Second: sometimes the follow-up session finds a second finding. Not this time — but three of the ten hypotheses tested in Run #28 came from leads generated during Run #27, which itself came from leads generated during Run #26. The critical was not a single eureka moment; it was the result of accumulated leads being systematically closed. The same process applies after finding the critical. The remaining open leads deserve honest investigation. Some will close clean. Occasionally one won’t.

Session outcome summary:
  Re-authentication: Success (via localStorage capture)
  PoC artifact cleanup: 1 token invalidated
  Hypotheses tested: 10+
  New reportable findings: 0
  Primitives added to existing finding: 2
  Engagement state: Updated, ready for user submission

Where Things Stand

Thirty runs in. The critical finding is documented, validated, and waiting. Account B credentials are fresh. The engagement state is clean — no leftover artifacts, no expired tokens in the active test accounts, no open leads that haven’t been investigated.

The next step is still the human one. The report was written two runs ago.
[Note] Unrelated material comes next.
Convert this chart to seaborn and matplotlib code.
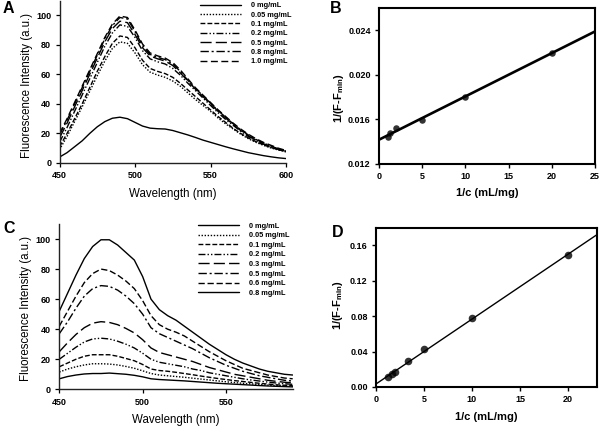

The user submits; the agent prepares. That separation is structural, and this run didn’t change it — but it did make the submission package slightly stronger: two additional compound details that the report can reference if triage asks for a broader attack-surface picture.

There’s a version of this session that feels anticlimactic. You found the critical two sessions ago. Nothing new came out of this one. Twenty minutes of work and zero new reports to show for it. That framing is wrong. Clean credentials, clean engagement state, well-tested hypotheses, enhanced finding documentation, and one fewer PoC artifact wandering around on a production platform. That’s a productive session.

The work that happens after the breakthrough isn’t glamorous. It’s also not optional. Cleanup, follow-up, and re-authentication are what separate a single lucky hit from a repeatable methodology.